On n’aura pas fini d’entendre parler du metteur en scène italien Romeo Castellucci. Vingt ans après sa naissance à Prato, l’homme de théâtre remet le couvert et cette fois-ci en qualité de grand invité du Festival d’Automne. Castellucci ne se contentera donc jamais de mettre en scène un texte ; il s’en empare, il veut le voir émerger de ces comédiens. Ces derniers l’ont dans la peau. L’Odéon se fait hôte de la tragédie grecque.

Le premier acte se déroule dans une ambiance sinistre, apocalyptique. C’est oppressant. L’environnement sonore n’est pas là pour décompresser : canons, tirs, cris… Dans l’obscurité se déroule l’horreur : on roue de coups Clytemnestre – obèse qui prononce ses tirades au ralenti -, le Lapin Coryphée finit par périr en se noyant dans son propre sang. D’autres sont suspendus tels des morceaux de viande dans une chambre froide de boucherie.

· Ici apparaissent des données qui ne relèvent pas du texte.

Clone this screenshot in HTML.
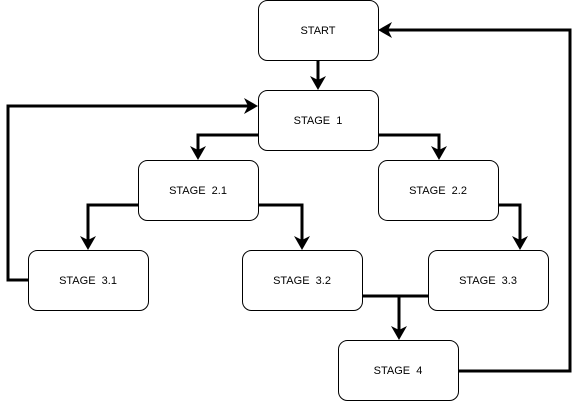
<!DOCTYPE html>
<html><head><style>body{margin:0;background:#fff}svg{display:block}text{white-space:pre}</style></head><body>
<svg width="578" height="401" viewBox="0 0 578 401" xmlns="http://www.w3.org/2000/svg" font-family="Liberation Sans, sans-serif" font-size="11">
<g fill="#fff" stroke="#000" stroke-width="1">
<rect x="258.5" y="0.5" width="120" height="60" rx="9"/>
<rect x="258.5" y="90.5" width="120" height="60" rx="9"/>
<rect x="138.5" y="160.5" width="120" height="60" rx="9"/>
<rect x="378.5" y="160.5" width="120" height="60" rx="9"/>
<rect x="28.5" y="250.5" width="120" height="60" rx="9"/>
<rect x="242.5" y="250.5" width="120" height="60" rx="9"/>
<rect x="428.5" y="250.5" width="120" height="60" rx="9"/>
<rect x="338.5" y="340.5" width="120" height="60" rx="9"/>
</g>
<g fill="none" stroke="#000" stroke-width="3">
<path d="M318 61V80"/>
<path d="M28 280H8V106H248"/>
<path d="M258 135H198V150"/>
<path d="M379 135H439V150"/>
<path d="M138 205H88V240"/>
<path d="M259 205H302V240"/>
<path d="M499 205H520V240"/>
<path d="M363 296H428M399 296V330"/>
<path d="M459 371H570V30H388"/>
</g>
<g fill="#000">
<path d="M318 90L310 76L318 80L326 76Z"/>
<path d="M258 106L244 98L248 106L244 114Z"/>
<path d="M198 160L190 146L198 150L206 146Z"/>
<path d="M439 160L431 146L439 150L447 146Z"/>
<path d="M88 250L80 236L88 240L96 236Z"/>
<path d="M302 250L294 236L302 240L310 236Z"/>
<path d="M520 250L512 236L520 240L528 236Z"/>
<path d="M399 340L391 326L399 330L407 326Z"/>
<path d="M378 30L392 22L388 30L392 38Z"/>
</g>
<g text-anchor="middle" fill="#000">
<text x="318" y="34">START</text>
<text x="318" y="124">STAGE  1</text>
<text x="198" y="194">STAGE  2.1</text>
<text x="438" y="194">STAGE  2.2</text>
<text x="88" y="284">STAGE  3.1</text>
<text x="302" y="284">STAGE  3.2</text>
<text x="488" y="284">STAGE  3.3</text>
<text x="398" y="374">STAGE  4</text>
</g>
</svg>
</body></html>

La bande son signée Scott Gibbons est ténébreuse, violente elle aussi et ne fait que renforcer le climat angoissant.
L’entracte permet au public de reprendre ses esprits. Pour certains spectateurs, c’est le moment ou jamais de retirer les boules quies proposés par le personnel du théâtre. D’autres seront encore secoués. 

Dans un second acte plus lumineux, mais sous le signe du silence, l’ambiance se recentre sur deux couleurs : le noir et blanc. La gestuelle est comme mimée, les comédiens ont des mouvements quasi machinaux. D’un cercueil boisé surgit Agamemnon réincarné en bouc soumis à la respiration artificielle. Elle est activée par Oreste. Le même qui commettra l’assassinat avec son bras mécanique.   

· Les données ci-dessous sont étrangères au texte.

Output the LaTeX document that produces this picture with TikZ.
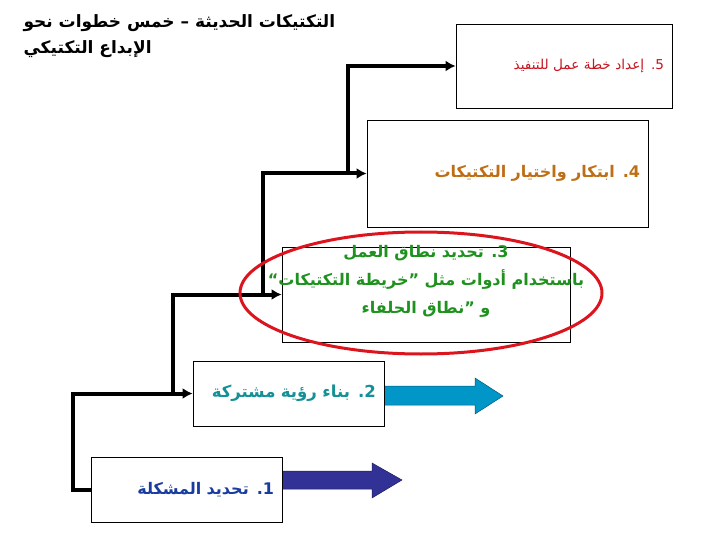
\documentclass[tikz,border=0pt]{standalone}
\usepackage{fontspec}
\newfontfamily\arabicfont[Script=Arabic]{DejaVu Sans}
\TeXXeTstate=1
\usetikzlibrary{arrows.meta}

\definecolor{stepred}{RGB}{200,20,30}
\definecolor{steporange}{RGB}{190,110,20}
\definecolor{stepgreen}{RGB}{30,145,30}
\definecolor{stepteal}{RGB}{20,145,150}
\definecolor{stepblue}{RGB}{25,60,160}
\definecolor{ringred}{RGB}{220,20,30}
\definecolor{cyanfill}{RGB}{0,150,200}
\definecolor{navyfill}{RGB}{50,50,150}

\newcommand{\rtl}[1]{\beginR #1\endR}

\begin{document}
\begin{tikzpicture}[x=1pt,y=-1pt,
  stepbox/.style={draw,fill=white,line width=0.8pt,inner xsep=8pt,inner ysep=0pt,align=right,font=\arabicfont\bfseries},
  conn/.style={line width=4pt,-{Latex[length=10pt,width=11pt]}},
  blockarrow/.style={line width=0.5pt}]
\useasboundingbox (0,0) rectangle (720,540);

% title
\node (title) [anchor=north west,align=left,font=\arabicfont\bfseries\fontsize{17}{26}\selectfont]
  at (20,11) {\rtl{التكتيكات الحديثة – خمس خطوات نحو}\\ \rtl{الإبداع التكتيكي}};

% block arrows
\filldraw[blockarrow,fill=cyanfill,draw=cyanfill!60!black]
  (384,386) -- (475,386) -- (475,378) -- (503,396) -- (475,414) -- (475,405) -- (384,405) -- cycle;
\filldraw[blockarrow,fill=navyfill,draw=navyfill!60!black]
  (282,471) -- (372,471) -- (372,463) -- (402,480) -- (372,498) -- (372,489) -- (282,489) -- cycle;

% steps
\node (b5) [stepbox,text width=200pt,minimum height=84pt,text=stepred,font=\arabicfont\mdseries\fontsize{13.6}{17}\selectfont]
  at (564,66) {\rtl{5. إعداد خطة عمل للتنفيذ}};
\node (b4) [stepbox,text width=265pt,minimum height=107pt,text=steporange,font=\arabicfont\bfseries\fontsize{16}{20}\selectfont]
  at (507.5,173.5) {\rtl{4. ابتكار واختيار التكتيكات}};
\node (b3) [stepbox,minimum width=288pt,minimum height=95pt] at (426,294.5) {};
\node (t3) [align=center,text=stepgreen,font=\arabicfont\bfseries\fontsize{16}{28}\selectfont]
  at (426,281) {\rtl{3. تحديد نطاق العمل}\\ \rtl{باستخدام أدوات مثل ”خريطة التكتيكات“}\\ \rtl{و ”نطاق الحلفاء}};
\node (b2) [stepbox,text width=175pt,minimum height=65pt,text=stepteal,font=\arabicfont\bfseries\fontsize{16.5}{20}\selectfont]
  at (288.5,393.5) {\rtl{2. بناء رؤية مشتركة}};
\node (b1) [stepbox,text width=175pt,minimum height=65pt,text=stepblue,font=\arabicfont\bfseries\fontsize{16}{20}\selectfont]
  at (186.5,489.5) {\rtl{1. تحديد المشكلة}};

% staircase connectors
\draw[conn] (b1.west) -- ++(-18,0) |- (b2.west);
\draw[conn] ([xshift=-20pt]b2.west) |- (b3.west);
\draw[conn] ([xshift=-19pt]b3.west) |- (b4.west);
\draw[conn] ([xshift=-19pt]b4.west) |- (b5.west);

% ring round step 3
\draw[ringred,line width=3pt] (421,293) ellipse [x radius=181, y radius=61];

\end{tikzpicture}
\end{document}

Le troisième et dernier acte se déroule à rideau noir abattu. Suspendu, un hublot le transperce et fait voir un autre univers. L’au-delà où l’on retrouve les divinités : Athéna, Apollon et Hermès. Au-dessus, on entend des singes s’agiter dans une cage. Que serait une pièce de Castellucci sans animaux ? Ici on compte tout de même un cheval, une ânesse, deux singes et serait-on tenté de compter Agamemnon dans sa réincarnation.

Le résultat est monumental, l’italien est l’artiste accompli : performance visuelle, plastique, auditive. Il sait s’emparer de l’Art. Il a ce don de faire vivre des expériences uniques, aussi étranges soient-elles. Il sait bousculer les spectateurs et ne pourra s’arrêter de les surprendre. Les applaudissements bruyants sont au rendez-vous.